The workplace is a diverse and challenging space, and more so if you are working internationally. In the last 20 years, the ability to exist online has meant that companies must increasingly operate on a global scale, regardless of their relative size. As companies become more global, many of us now work as part of teams with many nationalities, backgrounds and ages. EF Academy alumni are more than used to this level of cultural interaction, but offices can pose a very different set of challenges compared to school.
Challenge 1: Different working methods
One of the biggest challenges in working environments one must face are working methods that differ so much from one’s own. Often these clashes can affect productivity and cause projects to stall, if not dealt with properly. These issues mainly arise as a result of not being able to understand why a colleague works the way that they do, and, therefore, struggling to see how it can be an effective way of working.
For example, the way that different people work towards a deadline can vary significantly. Some work towards regular small deadlines, while others will bring everything together in time for the final deadline. Both individuals will reach the deadline, just with quite different paths taken along the way.
Instead of trying to understand why a colleague works the way that they do, we should aim to accept that they do work in this way and look for ways to collaborate. Often, there can be very simple workarounds that allow for productive collaboration. The best place to start is with an honest conversation to discuss your differences, taking care to not attack their methods but simply work towards a solution.
Challenge 2: Diverse personalities
There can be many reasons for clashing with someone at work.
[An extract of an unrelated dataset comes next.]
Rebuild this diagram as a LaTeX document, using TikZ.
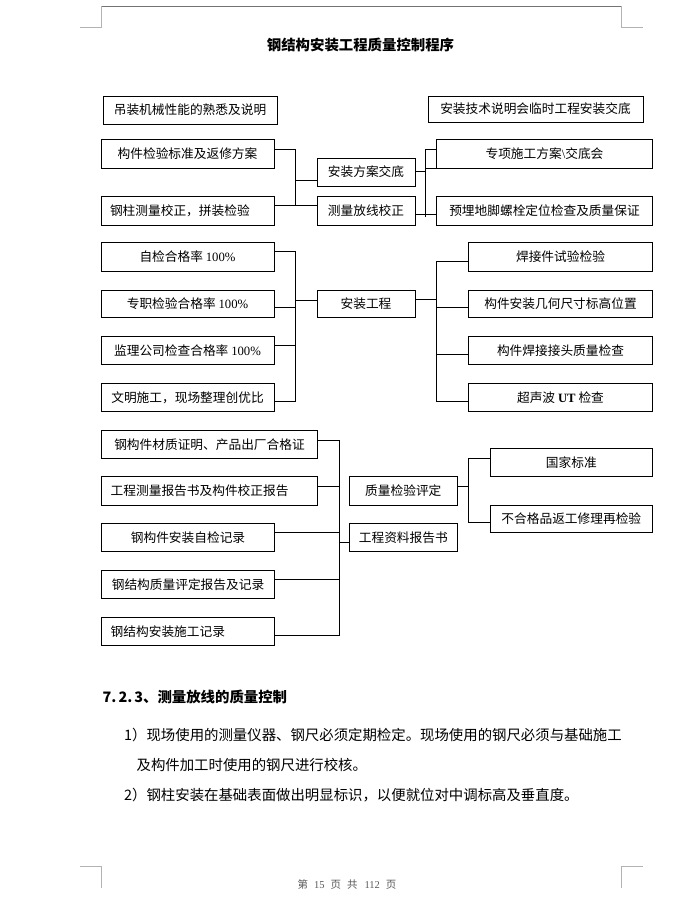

Often professional clashes can be caused by differing personalities and views. An unfortunate reality is that you will at some point work with people with whom you do not connect with on a social level. In a professional environment these people cannot be avoided, and it can disrupt our working lives.
The solution to this issue is two-fold. The first part can be the hardest, and it is simply acceptance. We must accept that there are people out there who we will not be friends with, but with whom we have to remain professional in order to work effectively as a team. The second part is also tough but can also be an interesting exercise. Think about yourself and assess how you present yourself in a working environment. It may well be that one or more of your colleagues feels a similar way about you. As pessimistic as this sounds, it is important to understand that you can’t be friends with everyone, and that maintaining a strong professional persona is the key to an effective working environment.
Challenge 3: Making mistakes
In any workplace it is unlikely that everything will go to plan all the time. Clashes between colleagues can happen in the moments when things go wrong, as some may seek to assign blame. Instead of approaching situations in such a way, a more pragmatic approach is more effective. Short-term we should aim to solve the issue at hand and, long-term, aim to ensure that such issues do not arise again.
Obviously, the solution to preventing these issues in the future is not blaming your colleagues. Instead, you should first recognize your strengths and weaknesses in the workplace and which of your colleagues can help you with your weaknesses. Be careful not to put yourself in a box with an oversimplified definition, but instead look at the way you work and how you like things to be done. The next step is to consider your colleagues in a similar way to see how they can support you, and how you can do the same for them. It is very important to be sensitive in these situations, as others may not be quite so aware of what you might perceive to be one of their weaknesses. Aim to accommodate others and reach a middle ground, so you can catch any future mistakes in good time.
So, how do we bring this all together? Essentially, whenever you feel that you are clashing with someone at work, there are three factors to consider:
How do their methods vary from your own?
Is their personality compatible with yours?
Has a shared project had any setbacks?
When you take these into account and consider how they affect the other person, it is easier to understand your colleagues and the way that they work. Discuss how you can adapt to each other to help things move more easily and work together to improve your working lives. The most important thing is to never allow these situations to make you angry. Often, it simply isn’t worth it.